Josephat Rugemalira remarque que la nouvelle politique n’est pas aussi radicale que les gens veulent bien le croire :
Traduction de la citation d’origine
Vous devez lire attentivement ce que contient cette politique. Il est écrit que le swahili sera enseigné à tous les niveaux scolaires et il est AUSSI écrit que l’anglais sera utilisé à tous les niveaux (ce qui signifie y compris au niveau primaire). Pour moi, ce qu’il faut retenir de nouveau dans cette réforme, c’est la possibilité pour certaines personnes d’instaurer des écoles secondaires en swahili, mais aussi pour les autorités gouvernementales locales, le droit de convertir officiellement les écoles primaires existantes en école anglophone.
Réagissant au même article repris sur Trending Kenya, Margaret Njeru explique que le nouveau système ne supprime pas les langues étrangères ou secondes. Au contraire, il les remet à la place qui leur revient dans le processus d’apprentissage :
Traduction de la citation d’origine
Ce nouveau système est vraiment audacieux et va dans la bonne direction. L’éducation participe au développement, et celui-ci dépend de la langue que le peuple comprend. Dans le monde entier, aucune économie développée ne s’appuie sur une langue étrangère, et l’utilisation des anciennes langues coloniales dans de nombreux pays d’Afrique a définitivement contribué à marginaliser une grande part de la population du processus de développement. Si nous voulons définir “notre” voie de développement, alors le choix de la langue doit aller de pair avec elle. Et cela ne signifie en aucun cas qu’il faille bannir les langues étrangères (ou langues secondes), mais plutôt de les remettre à la place qui est la leur dans le processus d’apprentissage.

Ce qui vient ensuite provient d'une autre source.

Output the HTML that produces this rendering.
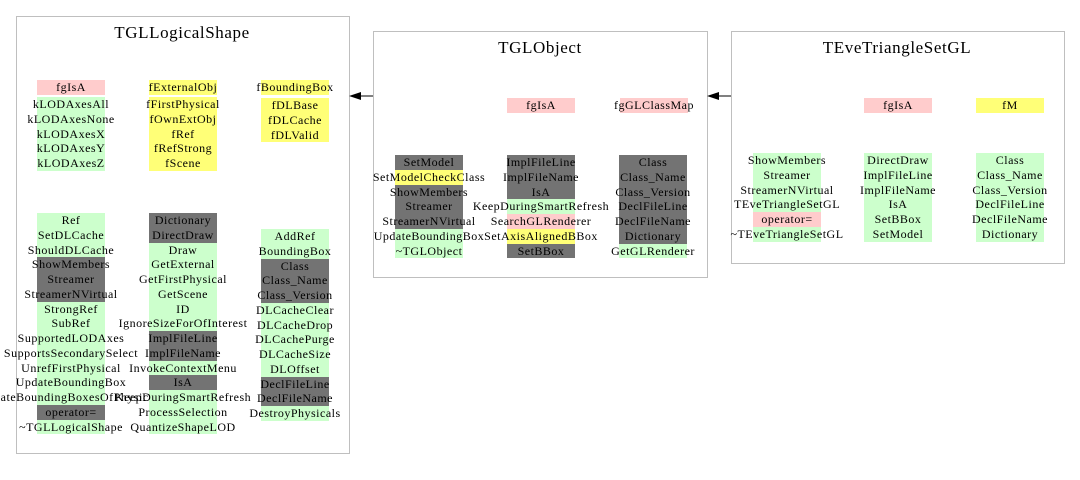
<!DOCTYPE html>
<html><head><meta charset="utf-8"><style>
body{margin:0;width:1080px;height:480px;background:#fff;position:relative;overflow:hidden;font-family:"Liberation Serif",serif;}
.frame{position:absolute;border:1px solid #bfbfbf;background:#fff;}
.title{position:absolute;font-size:17px;letter-spacing:0.6px;white-space:nowrap;transform:translateX(-50%);}
.col{position:absolute;width:68px;}
.r{height:14.75px;line-height:14.75px;font-size:12px;letter-spacing:0.5px;display:flex;justify-content:center;white-space:nowrap;color:#000;}
.g{background:#ccffcc}.d{background:#737373}.p{background:#ffcccc}.y{background:#ffff77}.w{background:transparent}
svg{position:absolute;left:0;top:0}
</style></head><body>
<div class="frame" style="left:16px;top:16px;width:332px;height:436px"></div>
<div class="frame" style="left:373px;top:31px;width:333px;height:245px"></div>
<div class="frame" style="left:731px;top:31px;width:332px;height:231px"></div>
<svg width="1080" height="480">
<line x1="373" y1="96" x2="360" y2="96" stroke="#000"/>
<polygon points="349,96 361,92 361,100" fill="#000"/>
<line x1="731" y1="96" x2="718" y2="96" stroke="#000"/>
<polygon points="707,96 719,92 719,100" fill="#000"/>
</svg>
<div class="title" style="left:182px;top:23px">TGLLogicalShape</div>
<div class="title" style="left:540px;top:38px">TGLObject</div>
<div class="title" style="left:897px;top:38px">TEveTriangleSetGL</div>

<div class="col" style="left:37px;top:80px"><div class="r p">fgIsA</div></div>
<div class="col" style="left:37px;top:97px"><div class="r g">kLODAxesAll</div><div class="r g">kLODAxesNone</div><div class="r g">kLODAxesX</div><div class="r g">kLODAxesY</div><div class="r g">kLODAxesZ</div></div>
<div class="col" style="left:149px;top:80px"><div class="r y">fExternalObj</div></div>
<div class="col" style="left:149px;top:97px"><div class="r y">fFirstPhysical</div><div class="r y">fOwnExtObj</div><div class="r y">fRef</div><div class="r y">fRefStrong</div><div class="r y">fScene</div></div>
<div class="col" style="left:261px;top:80px"><div class="r y">fBoundingBox</div></div>
<div class="col" style="left:261px;top:98px"><div class="r y">fDLBase</div><div class="r y">fDLCache</div><div class="r y">fDLValid</div></div>

<div class="col" style="left:37px;top:213px">
<div class="r g">Ref</div><div class="r g">SetDLCache</div><div class="r g">ShouldDLCache</div><div class="r d">ShowMembers</div><div class="r d">Streamer</div><div class="r d">StreamerNVirtual</div><div class="r g">StrongRef</div><div class="r g">SubRef</div><div class="r g">SupportedLODAxes</div><div class="r g">SupportsSecondarySelect</div><div class="r g">UnrefFirstPhysical</div><div class="r g">UpdateBoundingBox</div><div class="r g">UpdateBoundingBoxesOfPhysicals</div><div class="r d">operator=</div><div class="r g">~TGLLogicalShape</div></div>
<div class="col" style="left:149px;top:213px">
<div class="r d">Dictionary</div><div class="r d">DirectDraw</div><div class="r g">Draw</div><div class="r g">GetExternal</div><div class="r g">GetFirstPhysical</div><div class="r g">GetScene</div><div class="r g">ID</div><div class="r g">IgnoreSizeForOfInterest</div><div class="r d">ImplFileLine</div><div class="r d">ImplFileName</div><div class="r g">InvokeContextMenu</div><div class="r d">IsA</div><div class="r g">KeepDuringSmartRefresh</div><div class="r g">ProcessSelection</div><div class="r g">QuantizeShapeLOD</div></div>
<div class="col" style="left:261px;top:229px">
<div class="r g">AddRef</div><div class="r g">BoundingBox</div><div class="r d">Class</div><div class="r d">Class_Name</div><div class="r d">Class_Version</div><div class="r g">DLCacheClear</div><div class="r g">DLCacheDrop</div><div class="r g">DLCachePurge</div><div class="r g">DLCacheSize</div><div class="r g">DLOffset</div><div class="r d">DeclFileLine</div><div class="r d">DeclFileName</div><div class="r g">DestroyPhysicals</div></div>

<div class="col" style="left:507px;top:98px"><div class="r p">fgIsA</div></div>
<div class="col" style="left:620px;top:98px"><div class="r p">fgGLClassMap</div></div>
<div class="col" style="left:395px;top:155px">
<div class="r d">SetModel</div><div class="r y">SetModelCheckClass</div><div class="r d">ShowMembers</div><div class="r d">Streamer</div><div class="r d">StreamerNVirtual</div><div class="r g">UpdateBoundingBox</div><div class="r g">~TGLObject</div></div>
<div class="col" style="left:507px;top:155px">
<div class="r d">ImplFileLine</div><div class="r d">ImplFileName</div><div class="r d">IsA</div><div class="r g">KeepDuringSmartRefresh</div><div class="r p">SearchGLRenderer</div><div class="r y">SetAxisAlignedBBox</div><div class="r d">SetBBox</div></div>
<div class="col" style="left:619px;top:155px">
<div class="r d">Class</div><div class="r d">Class_Name</div><div class="r d">Class_Version</div><div class="r d">DeclFileLine</div><div class="r d">DeclFileName</div><div class="r d">Dictionary</div><div class="r g">GetGLRenderer</div></div>

<div class="col" style="left:864px;top:98px"><div class="r p">fgIsA</div></div>
<div class="col" style="left:976px;top:98px"><div class="r y">fM</div></div>
<div class="col" style="left:753px;top:153px">
<div class="r g">ShowMembers</div><div class="r g">Streamer</div><div class="r g">StreamerNVirtual</div><div class="r g">TEveTriangleSetGL</div><div class="r p">operator=</div><div class="r g">~TEveTriangleSetGL</div></div>
<div class="col" style="left:864px;top:153px">
<div class="r g">DirectDraw</div><div class="r g">ImplFileLine</div><div class="r g">ImplFileName</div><div class="r g">IsA</div><div class="r g">SetBBox</div><div class="r g">SetModel</div></div>
<div class="col" style="left:976px;top:153px">
<div class="r g">Class</div><div class="r g">Class_Name</div><div class="r g">Class_Version</div><div class="r g">DeclFileLine</div><div class="r g">DeclFileName</div><div class="r g">Dictionary</div></div>
</body></html>
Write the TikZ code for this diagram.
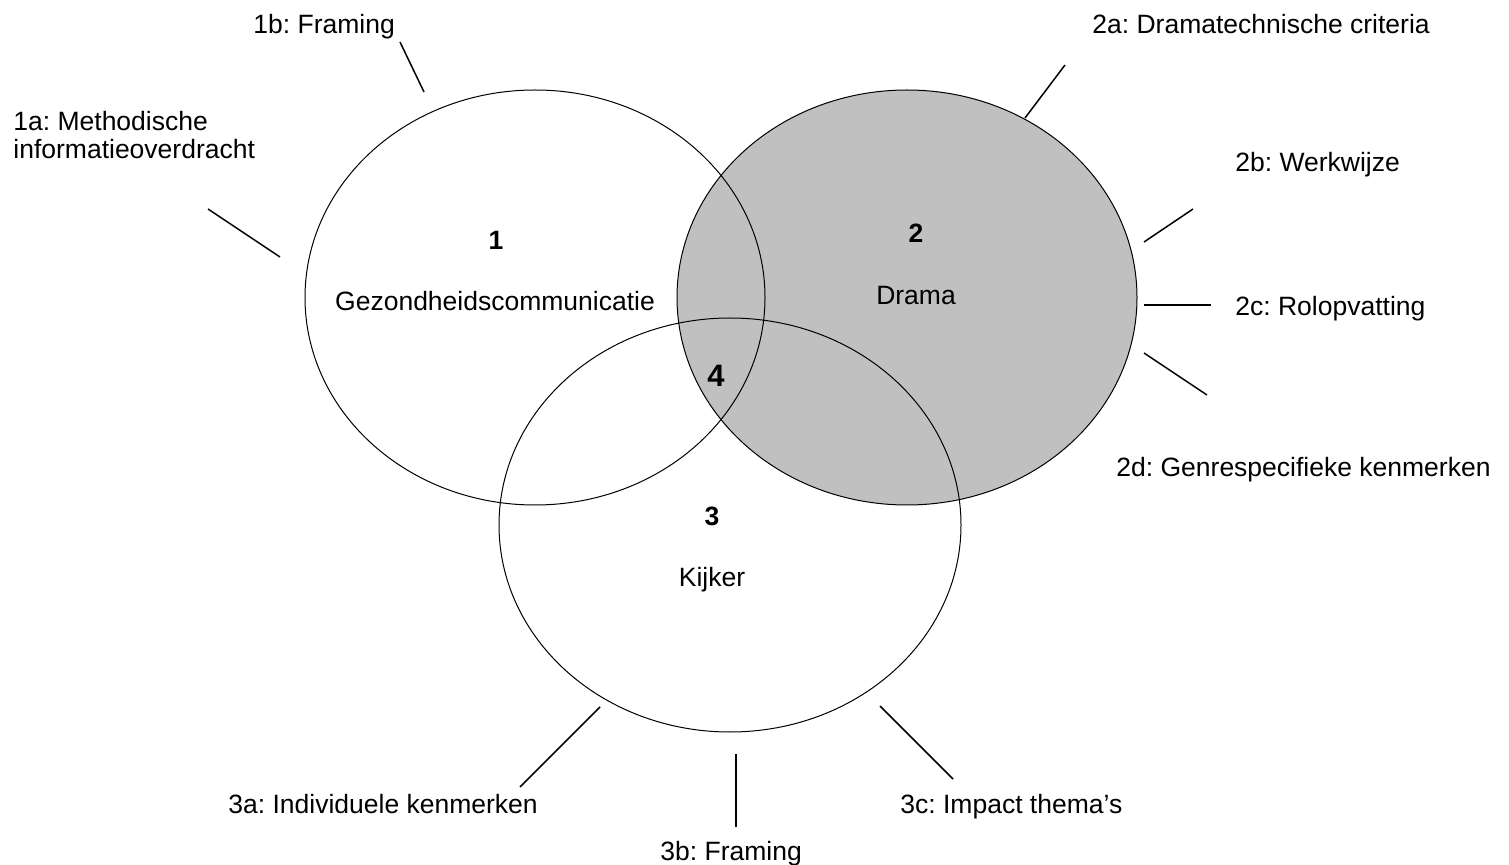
\documentclass[tikz,border=0pt]{standalone}
\usepackage{fontspec}
\setmainfont{Liberation Sans}
\usetikzlibrary{shapes.geometric}
\definecolor{dramagray}{RGB}{192,192,192}
\frenchspacing
\begin{document}
\begin{tikzpicture}[x=0.5pt,y=-0.5pt,
  set/.style={ellipse, draw=black, line width=0.5pt, inner sep=0pt,
              minimum width=230pt, minimum height=207.5pt},
  lbl/.style={font=\fontsize{13.25}{14}\selectfont, inner sep=0pt, anchor=base west},
  ctext/.style={font=\fontsize{13.25}{14}\selectfont, inner sep=0pt, anchor=base},
  num/.style={font=\fontsize{13.25}{14}\selectfont\bfseries, inner sep=0pt, anchor=base},
  spoke/.style={line width=0.75pt}]
\useasboundingbox (0,0) rectangle (1509,865);

% the three sets: Drama is shaded, the others are outlines only
\node[set, fill=dramagray] (drama) at (907,297.5) {};
\node[set] (gezond) at (535,297.5) {};
\node[set, minimum width=231pt, minimum height=207pt] (kijker) at (730,525) {};

% set numbers and names
\node[num] (n1) at (496,250) {1};
\node[ctext] (t1) at (495,311) {Gezondheidscommunicatie};
\node[num] (n2) at (916,243) {2};
\node[ctext] (t2) at (916,305) {Drama};
\node[num, font=\fontsize{15.5}{16}\selectfont\bfseries] (n4) at (716,387) {4};
\node[num] (n3) at (712,526) {3};
\node[ctext] (t3) at (712,586) {Kijker};

% aspect labels (the two-line label sits on the baseline of its last line)
\node[lbl] (l1b) at (253,34) {1b: Framing};
\node[lbl, align=left] (l1a) at (13,159) {1a: Methodische\\informatieoverdracht};
\node[lbl] (l2a) at (1092,34) {2a: Dramatechnische criteria};
\node[lbl] (l2b) at (1235,172) {2b: Werkwijze};
\node[lbl] (l2c) at (1235,316) {2c: Rolopvatting};
\node[lbl] (l2d) at (1116,477) {2d: Genrespecifieke kenmerken};
\node[lbl] (l3a) at (228,813) {3a: Individuele kenmerken};
\node[lbl] (l3b) at (660,860) {3b: Framing};
\node[lbl] (l3c) at (900,813) {3c: Impact thema’s};

% spoke end points
\coordinate (s1bo) at (400,42);   \coordinate (s1bi) at (424,92);
\coordinate (s1ao) at (208,209);  \coordinate (s1ai) at (280,257);
\coordinate (s2ao) at (1065,65);  \coordinate (s2ai) at (1025,118);
\coordinate (s2bo) at (1193,209); \coordinate (s2bi) at (1144,242);
\coordinate (s2co) at (1211,305); \coordinate (s2ci) at (1144,305);
\coordinate (s2do) at (1207,395); \coordinate (s2di) at (1144,353);
\coordinate (s3ao) at (520,787);  \coordinate (s3ai) at (600,707);
\coordinate (s3bo) at (736,827);  \coordinate (s3bi) at (736,754);
\coordinate (s3co) at (953,779);  \coordinate (s3ci) at (880,706);

% spokes
\draw[spoke] (s1bo) -- (s1bi);
\draw[spoke] (s1ao) -- (s1ai);
\draw[spoke] (s2ao) -- (s2ai);
\draw[spoke] (s2bo) -- (s2bi);
\draw[spoke] (s2co) -- (s2ci);
\draw[spoke] (s2do) -- (s2di);
\draw[spoke] (s3ao) -- (s3ai);
\draw[spoke] (s3bo) -- (s3bi);
\draw[spoke] (s3co) -- (s3ci);
\end{tikzpicture}
\end{document}
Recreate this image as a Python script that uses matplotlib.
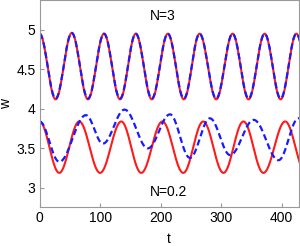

Kwame Aboagye estime qu’il est temps pour les Africains de s’exprimer dans leur langue :
Traduction de la citation d’origine
Il serait grand temps que nous, pays africains, parlions nos dialectes comme le twi, le yoruba, le swahili et le mandingue. L’anglais n’a jamais été notre langue maternelle. Nous devons nous réveiller et revenir avec fierté à notre identité linguistique.
Ce tournant est monumental, mais il s’accompagne de défis considérables, remarque Christina Higgins :
Traduction de la citation d’origine
C’est plutôt une bonne nouvelle. Reste à savoir maintenant comment la transition vers le swahili va être assurée en ce qui concerne les matériels pédagogiques, les examens… Malgré les défis à surmonter, c’est vraiment un tournant monumental.